Monday, September 7, 2009

How Much Should the Well, Caretaking Partner Share with the Ill Partner?

Here's a question that some comments caused me to ponder:

How much should the well, caretaking partner share with the ill partner?

The ill partner is suffering from body pain, or fevers, or headaches, or cancer, or from the side effects of treatments. He or she has had to give up full engagement with the world and can no longer do his/her old job or hop into a car to visit friends or go to the movies. Spontaneity has been derailed by the medication regimen. Freedom has been shrunk to fit within the boundaries set by the illness. And, as if this weren't enough, the ill partner is, understandably, depressed over his/her symptoms and limitations.

The well partner has assumed more and more of the couple's dealings with the outside world. He/she does the household chores, negotiates with the insurance company, oversees the kids, tries to stay on top of bills & budgets, and goes to work. And, as if this weren't enough, he/she also takes care of the ill partner. He/she helps the ill partner with the daily living activities the ill partner can no longer perform solo. This can include everything from monitoring medication to waking up 4 times a night to help the ill partner get to the commode.
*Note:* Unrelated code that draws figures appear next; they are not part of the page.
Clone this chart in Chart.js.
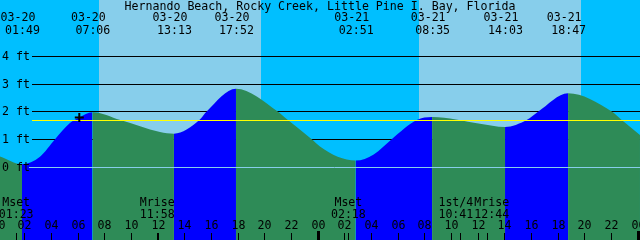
<!DOCTYPE html>
<html><head><meta charset="utf-8">
<script src="https://cdn.jsdelivr.net/npm/chart.js@4"></script>
<style>html,body{margin:0;padding:0;background:#00bfff;overflow:hidden}canvas{display:block}</style>
</head><body>
<canvas id="c" width="640" height="240"></canvas>
<script>
const title = "Hernando Beach, Rocky Creek, Little Pine I. Bay, Florida";
// hours since 03-20 00:00, tide height in feet
const tideHours = [0.17, 1.82, 3.17, 4.3, 5.42, 6.12, 7.1, 9.2, 12.17, 13.22, 15.12, 15.67, 17.87, 21.0, 21.77, 23.55, 24.17, 25.5, 26.85, 28.2, 29.55, 31.43, 32.58, 36.17, 38.05, 39.67, 40.55, 42.78, 46.05, 46.8, 48.17];
const tideFeet  = [0.38, 0.10, 0.37, 1.0, 1.58, 1.78, 1.97, 1.69, 1.26, 1.20, 1.69, 2.0, 2.82, 2.0, 1.69, 1.0, 0.74, 0.37, 0.23, 0.45, 1.0, 1.69, 1.80, 1.56, 1.44, 1.69, 2.0, 2.66, 2.0, 1.69, 1.15];
const extremeHours = [1.817, 7.1, 13.217, 17.867, 26.85, 32.583, 38.05, 42.783];
const extremeDates = ["03-20","03-20","03-20","03-20","03-21","03-21","03-21","03-21"];
const extremeTimes = ["01:49","07:06","13:13","17:52","02:51","08:35","14:03","18:47"];
const moonHours = [1.383, 11.967, 26.3, 34.683, 36.733];
const moonNames = ["Mset","Mrise","Mset","1st/4","Mrise"];
const moonTimes = ["01:23","11:58","02:18","10:41","12:44"];
const hourTicks = [0,2,4,6,8,10,12,14,16,18,20,22,24,26,28,30,32,34,36,38,40,42,44,46,48];
const hourLabels = ["00","02","04","06","08","10","12","14","16","18","20","22","00","02","04","06","08","10","12","14","16","18","20","22","00"];
const sunriseHours = [7.6, 31.6];
const sunsetHours = [19.75, 43.75];
const yTicks = [0,1,2,3,4];
const yTickLabels = ["0 ft","1 ft","2 ft","3 ft","4 ft"];
const meanLevel = 1.69;
const nowHour = 6.12, nowFeet = 1.78;

const FONT = '11.6px "DejaVu Sans Mono", "Liberation Mono", monospace';
const RISE = '#0000ff', FALL = '#2e8b57';

const tidePlugin = {
  id: 'tide',
  beforeDatasetsDraw(chart) {
    const {ctx, scales: {x, y}} = chart;
    ctx.save();
    ctx.fillStyle = '#00bfff';
    ctx.fillRect(0, 0, chart.width, chart.height);
    ctx.fillStyle = '#87ceeb';
    for (let i = 0; i < sunriseHours.length; i++) {
      const a = Math.round(x.getPixelForValue(sunriseHours[i]));
      const b = Math.round(x.getPixelForValue(sunsetHours[i]));
      ctx.fillRect(a, 0, b - a, chart.height);
    }
    ctx.strokeStyle = '#000';
    ctx.lineWidth = 1;
    yTicks.forEach(v => {
      if (v === 0) return;
      const py = Math.round(y.getPixelForValue(v)) + 0.5;
      ctx.beginPath(); ctx.moveTo(32, py); ctx.lineTo(chart.width, py); ctx.stroke();
    });
    ctx.restore();
  },
  afterDatasetDraw(chart, args) {
    if (args.index !== 0) return;
    const {ctx, scales: {x, y}} = chart;
    ctx.save();
    ctx.lineWidth = 1;
    let py = Math.round(y.getPixelForValue(0)) + 0.5;
    ctx.strokeStyle = '#87ceeb';
    ctx.beginPath(); ctx.moveTo(29, py); ctx.lineTo(chart.width, py); ctx.stroke();
    py = Math.round(y.getPixelForValue(meanLevel)) + 0.5;
    ctx.strokeStyle = '#ffff00';
    ctx.beginPath(); ctx.moveTo(32, py); ctx.lineTo(chart.width, py); ctx.stroke();
    ctx.restore();
  },
  afterDraw(chart) {
    const {ctx, scales: {x, y}} = chart;
    ctx.save();
    ctx.font = FONT;
    ctx.fillStyle = '#000';
    ctx.textBaseline = 'alphabetic';
    ctx.textAlign = 'center';
    ctx.fillText(title, chart.width / 2, 10);
    extremeHours.forEach((h, i) => {
      const px = x.getPixelForValue(h);
      ctx.textAlign = 'center';
      ctx.fillText(extremeTimes[i], px + 0.5, 34);
      const w = ctx.measureText(extremeDates[i]).width;
      const left = Math.max(0, px - 4 - w / 2);
      ctx.textAlign = 'left';
      ctx.fillText(extremeDates[i], left, 21);
    });
    ctx.textAlign = 'left';
    yTicks.forEach((v, i) => {
      const py = Math.round(y.getPixelForValue(v));
      ctx.fillText(yTickLabels[i], 2, py + 4);
    });
    ctx.textAlign = 'center';
    hourTicks.forEach((h, i) => {
      const px = Math.round(x.getPixelForValue(h));
      ctx.fillText(hourLabels[i], px + 0.5, 229);
      if (h % 24 === 0) ctx.fillRect(px - 1, 231, 3, 9);
      else ctx.fillRect(px, 233, 1, 7);
    });
    const centers = moonHours.map(h => x.getPixelForValue(h));
    const widths = moonNames.map((n, i) => Math.max(ctx.measureText(n).width, ctx.measureText(moonTimes[i]).width));
    const pos = centers.slice();
    for (let i = 0; i < pos.length - 1; i++) {
      const need = (widths[i] + widths[i + 1]) / 2 + 1;
      const gap = pos[i + 1] - pos[i];
      if (gap < need) { const d = (need - gap) / 2; pos[i] -= d; pos[i + 1] += d; }
    }
    moonHours.forEach((h, i) => {
      ctx.fillText(moonNames[i], pos[i], 206);
      ctx.fillText(moonTimes[i], pos[i], 218);
      ctx.fillRect(Math.round(centers[i]), 233, 1, 7);
    });
    ctx.restore();
  }
};

new Chart(document.getElementById('c'), {
  type: 'line',
  data: {
    datasets: [{
      data: tideHours.map((h, i) => ({x: h, y: tideFeet[i]})),
      borderWidth: 0,
      borderColor: 'rgba(0,0,0,0)',
      backgroundColor: FALL,
      fill: 'start',
      pointRadius: 0,
      cubicInterpolationMode: 'monotone',
      order: 2,
      segment: {
        backgroundColor: c => c.p1.parsed.y > c.p0.parsed.y ? RISE : FALL
      }
    }, {
      data: [{x: nowHour, y: nowFeet}],
      showLine: false,
      pointStyle: 'cross',
      pointRadius: 4.5,
      borderColor: '#000',
      borderWidth: 2,
      order: 1
    }]
  },
  options: {
    responsive: false,
    animation: false,
    events: [],
    layout: {padding: 0, autoPadding: false},
    plugins: {legend: {display: false}, tooltip: {enabled: false}, title: {display: false}},
    scales: {
      x: {type: 'linear', display: false, min: 0.1725, max: 48.1725},
      y: {type: 'linear', display: false, min: -2.637, max: 6.021}
    }
  },
  plugins: [tidePlugin]
});
</script>
</body></html>
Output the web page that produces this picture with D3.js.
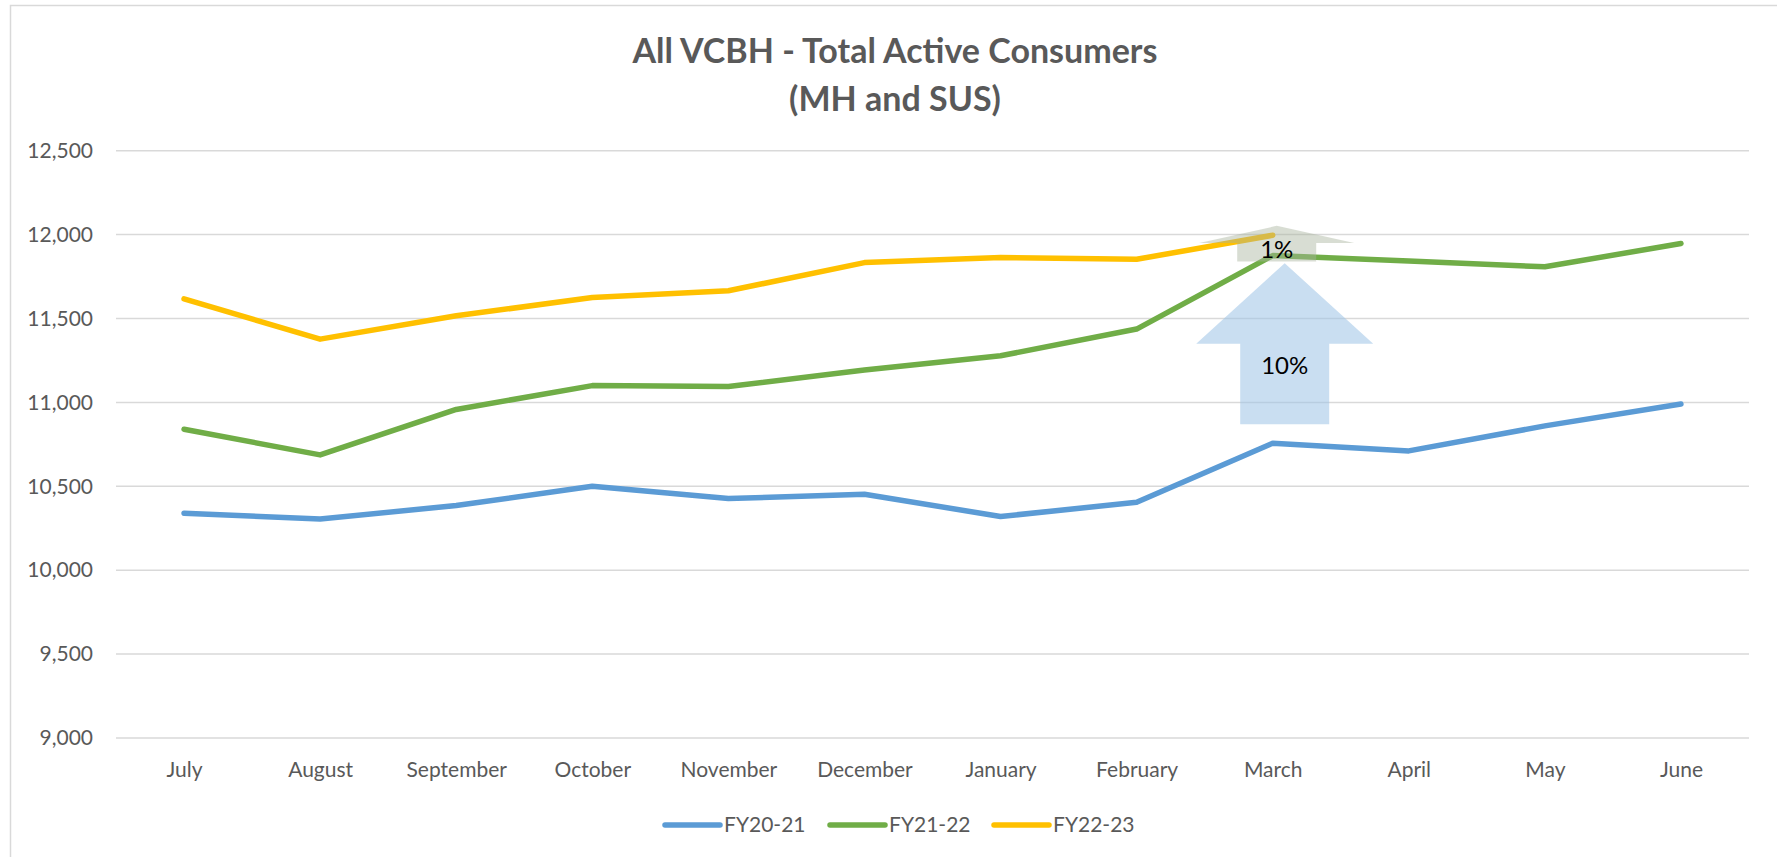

The well partner is physically exhausted and emotionally bone dry. He/she is so busy every moment of the day that he/she can't stop to spare a tear for his/her own sorrow and worry. In those limited moments when there is a brief respite from the storm, he/she starts to feel choked by stress. It is a physical sensation -- as if all the air has been pulled from his/her lungs.

The well partner doesn't know how he/she can go on another minute and at the same time, he/she knows he/she will find the strength somewhere, some how, to continue. He/she doesn't talk to the ill partner about his/her depletion and anxiety because he/she is afraid the ill partner can't bear it -- that it would push the ill partner over some ill-defined edge into full bore breakdown.

This scenario may fit yours, or it may not. Whatever your circumstances are, I'd like to know:

If you are the well, caretaking partner, how much do you share with your ill partner about your situation? What are your choices based on?

If you are the ill partner, how much do you want to be protected from your well partner's state, and how much would you want him/her to share with you? What are your wishes based on?


Anonymous said...

There was a time, early in the illness, that I kept most things private. Fears, worries, stresses. But, since we've been at this for 10 years, I realized we were missing out on more and more "normal marriage intimacy" because of it. I began gently sharing, and was surprised when my husband could understand. It's helped us reclaim some aspects of the marriage relationship. We've all been robbed of so much.....none of us can get through it alone, and keeping things from him was killing me. We will never go out to dinner, make love, walk hand in hand (he is bedbound at home), but he is still my life partner and best friend. Sure, things have changed. Do I share EVERYTHING?? No, but I think we all keep some small secret thoughts and feelings to ourselves, healthy or ill. Maybe that's part of what keeps us separate beings while still being one. I have found that NOT talking often breeds imaginations running WILD. Sharing has kept our relationship close in spite of the very difficult realities of disabling, progressive chronic illness.

Daphne said...

This post spoke to me today, when I'm having a very hard time with my partner once again bedbound and depression creeping in. I fight off my own despair and longing for something resembling a normal life and choke down my envy at others' ability to do things like grocery shop together, or even (imagine!) go away for a weekend.

I don't share much of my own despair because I find it compounds hers, and that is even MORE difficult for me. I know that sharing is better... but sometimes I wonder. Maybe I should just share with a friend, not my partner. I do think it's too difficult for her to bear it when I'm feeling so stressed, worried, scared, disappointed, angry, tired and fed up. She really truly doesn't want to hear all that.

And yet I listen to her depression.

Bad day. Sorry. Glad I found this blog.

Barbara K. said...

Anonymous and Debbie - thank you for your honest comments. This is such a difficult area, and I don't think there is any right way to do it. I do think that the load a caregiver carries is big and complicated, and the emotions that go with it do need expression, somewhere.

The habit my partner and I developed is for him to tell me he has some things to share and ask if this is a good time to do it. On better days, I am happy to hear about his experiences and emotions. It helps me feel like I am giving back to him a bit of what he gives to me.

Anonymous said...

It's even harder when your partner suffers from a mental illness. When I have reached my limit with my husband's negativity and distorted perceptions, I try to choose my words carefully and tell him, "No more, please. I can't handle it."